- Data:

**********

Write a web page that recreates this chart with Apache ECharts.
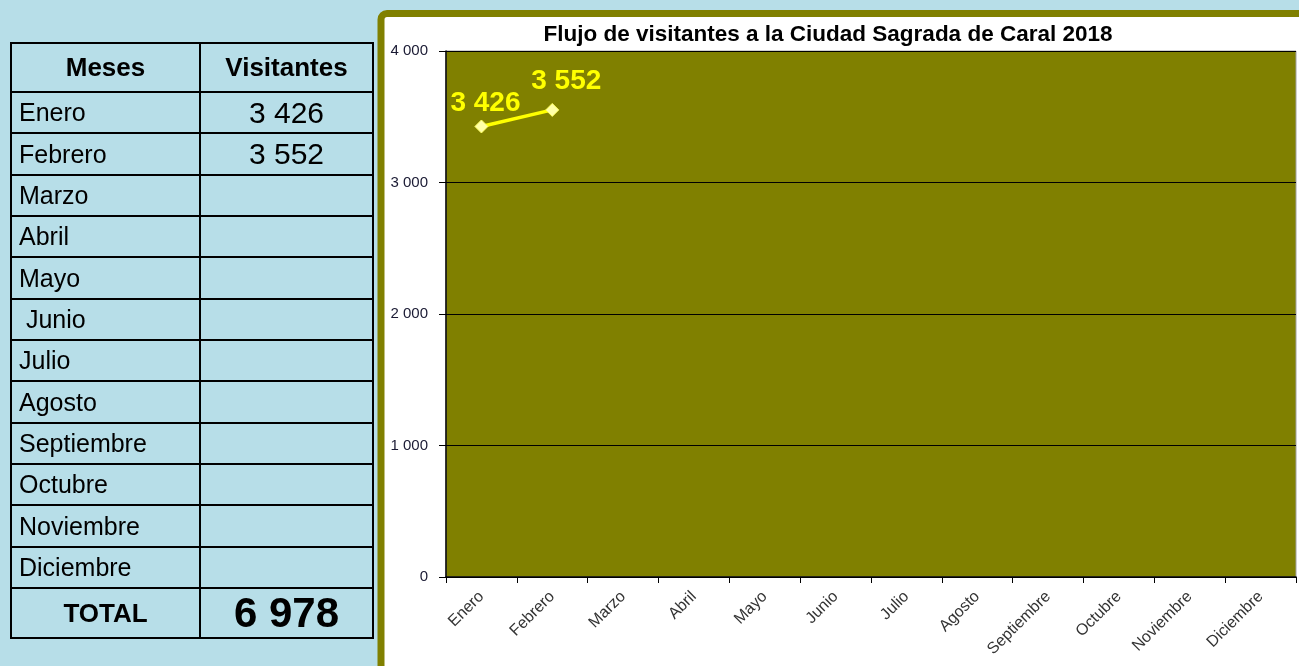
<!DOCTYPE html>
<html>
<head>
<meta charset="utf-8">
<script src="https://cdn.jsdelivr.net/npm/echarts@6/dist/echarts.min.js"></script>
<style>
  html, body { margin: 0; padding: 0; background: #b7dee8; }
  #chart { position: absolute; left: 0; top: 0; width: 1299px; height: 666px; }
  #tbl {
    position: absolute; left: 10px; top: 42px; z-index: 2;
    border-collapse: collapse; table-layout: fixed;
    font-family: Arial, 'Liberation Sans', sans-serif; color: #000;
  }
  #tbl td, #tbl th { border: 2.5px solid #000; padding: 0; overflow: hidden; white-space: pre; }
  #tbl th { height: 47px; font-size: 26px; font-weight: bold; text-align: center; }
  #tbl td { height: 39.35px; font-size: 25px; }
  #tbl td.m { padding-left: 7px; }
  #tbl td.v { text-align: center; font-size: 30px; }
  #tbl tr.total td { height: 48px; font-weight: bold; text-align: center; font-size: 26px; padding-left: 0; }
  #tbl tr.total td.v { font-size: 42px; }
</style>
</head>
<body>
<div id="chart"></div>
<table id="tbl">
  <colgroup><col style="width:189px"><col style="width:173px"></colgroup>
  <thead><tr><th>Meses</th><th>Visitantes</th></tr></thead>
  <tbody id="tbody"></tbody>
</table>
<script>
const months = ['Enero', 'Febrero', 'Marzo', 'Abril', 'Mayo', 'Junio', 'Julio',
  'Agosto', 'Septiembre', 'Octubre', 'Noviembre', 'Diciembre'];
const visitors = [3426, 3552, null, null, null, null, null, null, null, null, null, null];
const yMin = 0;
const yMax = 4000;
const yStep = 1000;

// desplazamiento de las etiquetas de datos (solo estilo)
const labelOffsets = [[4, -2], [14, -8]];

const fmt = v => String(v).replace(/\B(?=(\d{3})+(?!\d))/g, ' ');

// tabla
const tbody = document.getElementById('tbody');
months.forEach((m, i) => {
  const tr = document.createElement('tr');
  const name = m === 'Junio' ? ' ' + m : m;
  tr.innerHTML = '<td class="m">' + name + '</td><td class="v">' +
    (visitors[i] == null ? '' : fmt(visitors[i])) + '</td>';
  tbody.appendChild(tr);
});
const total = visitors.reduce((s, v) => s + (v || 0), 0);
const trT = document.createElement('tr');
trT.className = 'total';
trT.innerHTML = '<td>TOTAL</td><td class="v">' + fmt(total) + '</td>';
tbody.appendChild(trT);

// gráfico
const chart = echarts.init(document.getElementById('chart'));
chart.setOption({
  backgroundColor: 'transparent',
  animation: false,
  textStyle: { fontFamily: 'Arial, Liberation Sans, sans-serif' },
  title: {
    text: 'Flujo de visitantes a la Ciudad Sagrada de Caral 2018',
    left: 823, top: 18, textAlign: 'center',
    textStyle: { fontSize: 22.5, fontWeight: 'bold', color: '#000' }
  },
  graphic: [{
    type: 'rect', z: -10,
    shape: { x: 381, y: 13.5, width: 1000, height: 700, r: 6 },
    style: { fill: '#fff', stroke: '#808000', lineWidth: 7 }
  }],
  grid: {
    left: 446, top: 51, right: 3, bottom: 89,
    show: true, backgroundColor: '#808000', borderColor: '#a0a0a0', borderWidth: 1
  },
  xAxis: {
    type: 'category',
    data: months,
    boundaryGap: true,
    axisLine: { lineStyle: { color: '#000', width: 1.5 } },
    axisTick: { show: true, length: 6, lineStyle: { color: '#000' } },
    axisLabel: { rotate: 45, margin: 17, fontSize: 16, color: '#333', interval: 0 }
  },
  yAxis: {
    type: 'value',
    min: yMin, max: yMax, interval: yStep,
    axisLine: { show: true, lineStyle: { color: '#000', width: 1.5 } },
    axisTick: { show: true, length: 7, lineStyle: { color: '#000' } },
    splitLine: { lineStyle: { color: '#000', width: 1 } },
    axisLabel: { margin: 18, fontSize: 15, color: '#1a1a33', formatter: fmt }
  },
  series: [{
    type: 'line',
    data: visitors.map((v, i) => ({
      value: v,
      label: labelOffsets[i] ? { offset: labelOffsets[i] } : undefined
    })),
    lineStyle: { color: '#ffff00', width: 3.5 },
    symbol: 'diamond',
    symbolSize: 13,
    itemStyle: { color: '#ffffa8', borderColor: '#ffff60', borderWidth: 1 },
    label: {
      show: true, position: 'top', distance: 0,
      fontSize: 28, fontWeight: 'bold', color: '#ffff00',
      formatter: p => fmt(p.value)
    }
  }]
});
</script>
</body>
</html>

**********

- Job: Reproduce the whole listing word for word, setting aside any pictures.

- Exercise solution:
Write a web page that recreates this chart with Apache ECharts.
<!DOCTYPE html>
<html>
<head>
<meta charset="utf-8">
<script src="https://cdn.jsdelivr.net/npm/echarts@6/dist/echarts.min.js"></script>
<style>
  html, body { margin: 0; padding: 0; background: #b7dee8; }
  #chart { position: absolute; left: 0; top: 0; width: 1299px; height: 666px; }
  #tbl {
    position: absolute; left: 10px; top: 42px; z-index: 2;
    border-collapse: collapse; table-layout: fixed;
    font-family: Arial, 'Liberation Sans', sans-serif; color: #000;
  }
  #tbl td, #tbl th { border: 2.5px solid #000; padding: 0; overflow: hidden; white-space: pre; }
  #tbl th { height: 47px; font-size: 26px; font-weight: bold; text-align: center; }
  #tbl td { height: 39.35px; font-size: 25px; }
  #tbl td.m { padding-left: 7px; }
  #tbl td.v { text-align: center; font-size: 30px; }
  #tbl tr.total td { height: 48px; font-weight: bold; text-align: center; font-size: 26px; padding-left: 0; }
  #tbl tr.total td.v { font-size: 42px; }
</style>
</head>
<body>
<div id="chart"></div>
<table id="tbl">
  <colgroup><col style="width:189px"><col style="width:173px"></colgroup>
  <thead><tr><th>Meses</th><th>Visitantes</th></tr></thead>
  <tbody id="tbody"></tbody>
</table>
<script>
const months = ['Enero', 'Febrero', 'Marzo', 'Abril', 'Mayo', 'Junio', 'Julio',
  'Agosto', 'Septiembre', 'Octubre', 'Noviembre', 'Diciembre'];
const visitors = [3426, 3552, null, null, null, null, null, null, null, null, null, null];
const yMin = 0;
const yMax = 4000;
const yStep = 1000;

// desplazamiento de las etiquetas de datos (solo estilo)
const labelOffsets = [[4, -2], [14, -8]];

const fmt = v => String(v).replace(/\B(?=(\d{3})+(?!\d))/g, ' ');

// tabla
const tbody = document.getElementById('tbody');
months.forEach((m, i) => {
  const tr = document.createElement('tr');
  const name = m === 'Junio' ? ' ' + m : m;
  tr.innerHTML = '<td class="m">' + name + '</td><td class="v">' +
    (visitors[i] == null ? '' : fmt(visitors[i])) + '</td>';
  tbody.appendChild(tr);
});
const total = visitors.reduce((s, v) => s + (v || 0), 0);
const trT = document.createElement('tr');
trT.className = 'total';
trT.innerHTML = '<td>TOTAL</td><td class="v">' + fmt(total) + '</td>';
tbody.appendChild(trT);

// gráfico
const chart = echarts.init(document.getElementById('chart'));
chart.setOption({
  backgroundColor: 'transparent',
  animation: false,
  textStyle: { fontFamily: 'Arial, Liberation Sans, sans-serif' },
  title: {
    text: 'Flujo de visitantes a la Ciudad Sagrada de Caral 2018',
    left: 823, top: 18, textAlign: 'center',
    textStyle: { fontSize: 22.5, fontWeight: 'bold', color: '#000' }
  },
  graphic: [{
    type: 'rect', z: -10,
    shape: { x: 381, y: 13.5, width: 1000, height: 700, r: 6 },
    style: { fill: '#fff', stroke: '#808000', lineWidth: 7 }
  }],
  grid: {
    left: 446, top: 51, right: 3, bottom: 89,
    show: true, backgroundColor: '#808000', borderColor: '#a0a0a0', borderWidth: 1
  },
  xAxis: {
    type: 'category',
    data: months,
    boundaryGap: true,
    axisLine: { lineStyle: { color: '#000', width: 1.5 } },
    axisTick: { show: true, length: 6, lineStyle: { color: '#000' } },
    axisLabel: { rotate: 45, margin: 17, fontSize: 16, color: '#333', interval: 0 }
  },
  yAxis: {
    type: 'value',
    min: yMin, max: yMax, interval: yStep,
    axisLine: { show: true, lineStyle: { color: '#000', width: 1.5 } },
    axisTick: { show: true, length: 7, lineStyle: { color: '#000' } },
    splitLine: { lineStyle: { color: '#000', width: 1 } },
    axisLabel: { margin: 18, fontSize: 15, color: '#1a1a33', formatter: fmt }
  },
  series: [{
    type: 'line',
    data: visitors.map((v, i) => ({
      value: v,
      label: labelOffsets[i] ? { offset: labelOffsets[i] } : undefined
    })),
    lineStyle: { color: '#ffff00', width: 3.5 },
    symbol: 'diamond',
    symbolSize: 13,
    itemStyle: { color: '#ffffa8', borderColor: '#ffff60', borderWidth: 1 },
    label: {
      show: true, position: 'top', distance: 0,
      fontSize: 28, fontWeight: 'bold', color: '#ffff00',
      formatter: p => fmt(p.value)
    }
  }]
});
</script>
</body>
</html>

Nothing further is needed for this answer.